Dataset section:
=====
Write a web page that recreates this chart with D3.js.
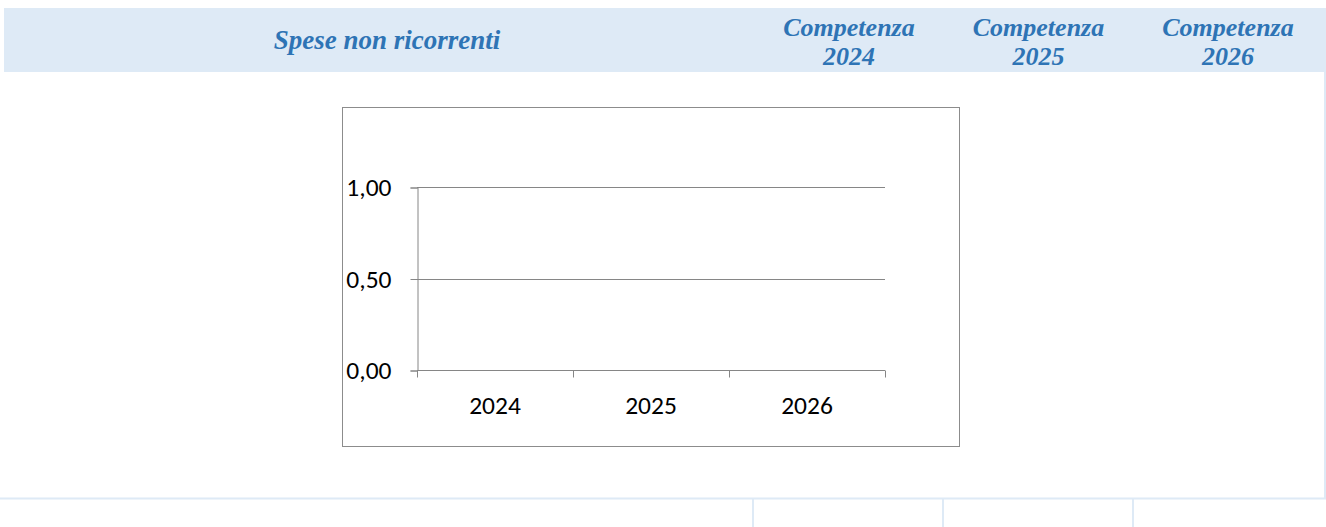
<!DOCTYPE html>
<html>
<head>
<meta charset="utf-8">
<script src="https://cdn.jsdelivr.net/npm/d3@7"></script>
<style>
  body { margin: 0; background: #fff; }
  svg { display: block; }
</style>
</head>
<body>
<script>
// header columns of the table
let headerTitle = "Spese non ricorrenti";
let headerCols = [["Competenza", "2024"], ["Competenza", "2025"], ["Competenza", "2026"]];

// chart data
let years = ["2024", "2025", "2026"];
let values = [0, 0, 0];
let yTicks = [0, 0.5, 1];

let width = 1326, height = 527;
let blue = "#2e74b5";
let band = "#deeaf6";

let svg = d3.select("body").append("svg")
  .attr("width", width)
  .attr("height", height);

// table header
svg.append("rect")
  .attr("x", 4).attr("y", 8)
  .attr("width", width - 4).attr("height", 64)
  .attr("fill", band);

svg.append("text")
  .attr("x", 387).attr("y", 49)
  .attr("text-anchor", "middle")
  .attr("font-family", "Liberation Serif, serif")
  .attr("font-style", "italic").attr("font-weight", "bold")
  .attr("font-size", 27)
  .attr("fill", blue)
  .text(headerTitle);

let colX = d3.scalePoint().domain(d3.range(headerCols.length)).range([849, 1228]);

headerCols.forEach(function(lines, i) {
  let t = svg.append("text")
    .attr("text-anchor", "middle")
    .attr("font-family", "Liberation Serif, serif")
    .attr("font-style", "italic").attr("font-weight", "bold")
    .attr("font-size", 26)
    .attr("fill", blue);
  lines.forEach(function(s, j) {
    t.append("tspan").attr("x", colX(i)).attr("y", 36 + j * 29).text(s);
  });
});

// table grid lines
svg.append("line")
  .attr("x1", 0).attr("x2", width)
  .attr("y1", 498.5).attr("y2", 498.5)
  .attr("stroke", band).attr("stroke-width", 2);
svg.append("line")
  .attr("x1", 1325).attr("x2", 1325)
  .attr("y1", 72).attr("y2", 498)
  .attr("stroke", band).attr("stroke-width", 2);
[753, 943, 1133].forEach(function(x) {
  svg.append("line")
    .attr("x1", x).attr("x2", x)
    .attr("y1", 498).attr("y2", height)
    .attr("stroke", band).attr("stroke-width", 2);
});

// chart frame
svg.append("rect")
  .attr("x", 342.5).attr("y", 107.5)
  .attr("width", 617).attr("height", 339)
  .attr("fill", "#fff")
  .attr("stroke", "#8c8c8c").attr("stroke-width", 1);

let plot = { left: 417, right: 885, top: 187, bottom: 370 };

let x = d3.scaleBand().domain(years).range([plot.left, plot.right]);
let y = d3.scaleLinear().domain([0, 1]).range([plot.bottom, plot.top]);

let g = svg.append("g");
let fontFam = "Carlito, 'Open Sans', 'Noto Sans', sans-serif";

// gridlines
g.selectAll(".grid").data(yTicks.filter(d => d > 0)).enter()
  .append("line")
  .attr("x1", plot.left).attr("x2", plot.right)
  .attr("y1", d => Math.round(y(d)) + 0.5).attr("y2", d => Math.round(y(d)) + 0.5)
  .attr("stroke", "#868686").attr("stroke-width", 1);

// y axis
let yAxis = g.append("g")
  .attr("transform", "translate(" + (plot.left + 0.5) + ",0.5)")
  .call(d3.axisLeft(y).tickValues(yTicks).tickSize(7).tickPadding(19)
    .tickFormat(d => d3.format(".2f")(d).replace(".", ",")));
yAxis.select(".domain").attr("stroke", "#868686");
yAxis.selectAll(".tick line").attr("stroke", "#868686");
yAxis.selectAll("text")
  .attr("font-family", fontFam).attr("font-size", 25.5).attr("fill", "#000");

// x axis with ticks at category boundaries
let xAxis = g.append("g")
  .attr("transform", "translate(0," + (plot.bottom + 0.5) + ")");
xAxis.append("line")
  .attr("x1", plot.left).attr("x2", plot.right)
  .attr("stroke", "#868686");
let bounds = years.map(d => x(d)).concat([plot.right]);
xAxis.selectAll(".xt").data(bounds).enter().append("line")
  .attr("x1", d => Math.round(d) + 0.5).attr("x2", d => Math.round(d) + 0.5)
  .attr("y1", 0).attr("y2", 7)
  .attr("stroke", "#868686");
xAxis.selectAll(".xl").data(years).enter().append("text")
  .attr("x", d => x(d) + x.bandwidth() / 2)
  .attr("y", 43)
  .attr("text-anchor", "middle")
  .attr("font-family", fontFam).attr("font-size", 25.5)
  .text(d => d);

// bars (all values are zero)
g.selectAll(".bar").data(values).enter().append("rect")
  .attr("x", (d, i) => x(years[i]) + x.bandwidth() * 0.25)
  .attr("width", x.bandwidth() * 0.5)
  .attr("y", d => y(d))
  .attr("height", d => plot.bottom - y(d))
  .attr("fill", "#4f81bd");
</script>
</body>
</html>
=====
Set task:
Images should not appear in the copy; retype the listing above exactly.

Answer to this task:
Write a web page that recreates this chart with D3.js.
<!DOCTYPE html>
<html>
<head>
<meta charset="utf-8">
<script src="https://cdn.jsdelivr.net/npm/d3@7"></script>
<style>
  body { margin: 0; background: #fff; }
  svg { display: block; }
</style>
</head>
<body>
<script>
// header columns of the table
let headerTitle = "Spese non ricorrenti";
let headerCols = [["Competenza", "2024"], ["Competenza", "2025"], ["Competenza", "2026"]];

// chart data
let years = ["2024", "2025", "2026"];
let values = [0, 0, 0];
let yTicks = [0, 0.5, 1];

let width = 1326, height = 527;
let blue = "#2e74b5";
let band = "#deeaf6";

let svg = d3.select("body").append("svg")
  .attr("width", width)
  .attr("height", height);

// table header
svg.append("rect")
  .attr("x", 4).attr("y", 8)
  .attr("width", width - 4).attr("height", 64)
  .attr("fill", band);

svg.append("text")
  .attr("x", 387).attr("y", 49)
  .attr("text-anchor", "middle")
  .attr("font-family", "Liberation Serif, serif")
  .attr("font-style", "italic").attr("font-weight", "bold")
  .attr("font-size", 27)
  .attr("fill", blue)
  .text(headerTitle);

let colX = d3.scalePoint().domain(d3.range(headerCols.length)).range([849, 1228]);

headerCols.forEach(function(lines, i) {
  let t = svg.append("text")
    .attr("text-anchor", "middle")
    .attr("font-family", "Liberation Serif, serif")
    .attr("font-style", "italic").attr("font-weight", "bold")
    .attr("font-size", 26)
    .attr("fill", blue);
  lines.forEach(function(s, j) {
    t.append("tspan").attr("x", colX(i)).attr("y", 36 + j * 29).text(s);
  });
});

// table grid lines
svg.append("line")
  .attr("x1", 0).attr("x2", width)
  .attr("y1", 498.5).attr("y2", 498.5)
  .attr("stroke", band).attr("stroke-width", 2);
svg.append("line")
  .attr("x1", 1325).attr("x2", 1325)
  .attr("y1", 72).attr("y2", 498)
  .attr("stroke", band).attr("stroke-width", 2);
[753, 943, 1133].forEach(function(x) {
  svg.append("line")
    .attr("x1", x).attr("x2", x)
    .attr("y1", 498).attr("y2", height)
    .attr("stroke", band).attr("stroke-width", 2);
});

// chart frame
svg.append("rect")
  .attr("x", 342.5).attr("y", 107.5)
  .attr("width", 617).attr("height", 339)
  .attr("fill", "#fff")
  .attr("stroke", "#8c8c8c").attr("stroke-width", 1);

let plot = { left: 417, right: 885, top: 187, bottom: 370 };

let x = d3.scaleBand().domain(years).range([plot.left, plot.right]);
let y = d3.scaleLinear().domain([0, 1]).range([plot.bottom, plot.top]);

let g = svg.append("g");
let fontFam = "Carlito, 'Open Sans', 'Noto Sans', sans-serif";

// gridlines
g.selectAll(".grid").data(yTicks.filter(d => d > 0)).enter()
  .append("line")
  .attr("x1", plot.left).attr("x2", plot.right)
  .attr("y1", d => Math.round(y(d)) + 0.5).attr("y2", d => Math.round(y(d)) + 0.5)
  .attr("stroke", "#868686").attr("stroke-width", 1);

// y axis
let yAxis = g.append("g")
  .attr("transform", "translate(" + (plot.left + 0.5) + ",0.5)")
  .call(d3.axisLeft(y).tickValues(yTicks).tickSize(7).tickPadding(19)
    .tickFormat(d => d3.format(".2f")(d).replace(".", ",")));
yAxis.select(".domain").attr("stroke", "#868686");
yAxis.selectAll(".tick line").attr("stroke", "#868686");
yAxis.selectAll("text")
  .attr("font-family", fontFam).attr("font-size", 25.5).attr("fill", "#000");

// x axis with ticks at category boundaries
let xAxis = g.append("g")
  .attr("transform", "translate(0," + (plot.bottom + 0.5) + ")");
xAxis.append("line")
  .attr("x1", plot.left).attr("x2", plot.right)
  .attr("stroke", "#868686");
let bounds = years.map(d => x(d)).concat([plot.right]);
xAxis.selectAll(".xt").data(bounds).enter().append("line")
  .attr("x1", d => Math.round(d) + 0.5).attr("x2", d => Math.round(d) + 0.5)
  .attr("y1", 0).attr("y2", 7)
  .attr("stroke", "#868686");
xAxis.selectAll(".xl").data(years).enter().append("text")
  .attr("x", d => x(d) + x.bandwidth() / 2)
  .attr("y", 43)
  .attr("text-anchor", "middle")
  .attr("font-family", fontFam).attr("font-size", 25.5)
  .text(d => d);

// bars (all values are zero)
g.selectAll(".bar").data(values).enter().append("rect")
  .attr("x", (d, i) => x(years[i]) + x.bandwidth() * 0.25)
  .attr("width", x.bandwidth() * 0.5)
  .attr("y", d => y(d))
  .attr("height", d => plot.bottom - y(d))
  .attr("fill", "#4f81bd");
</script>
</body>
</html>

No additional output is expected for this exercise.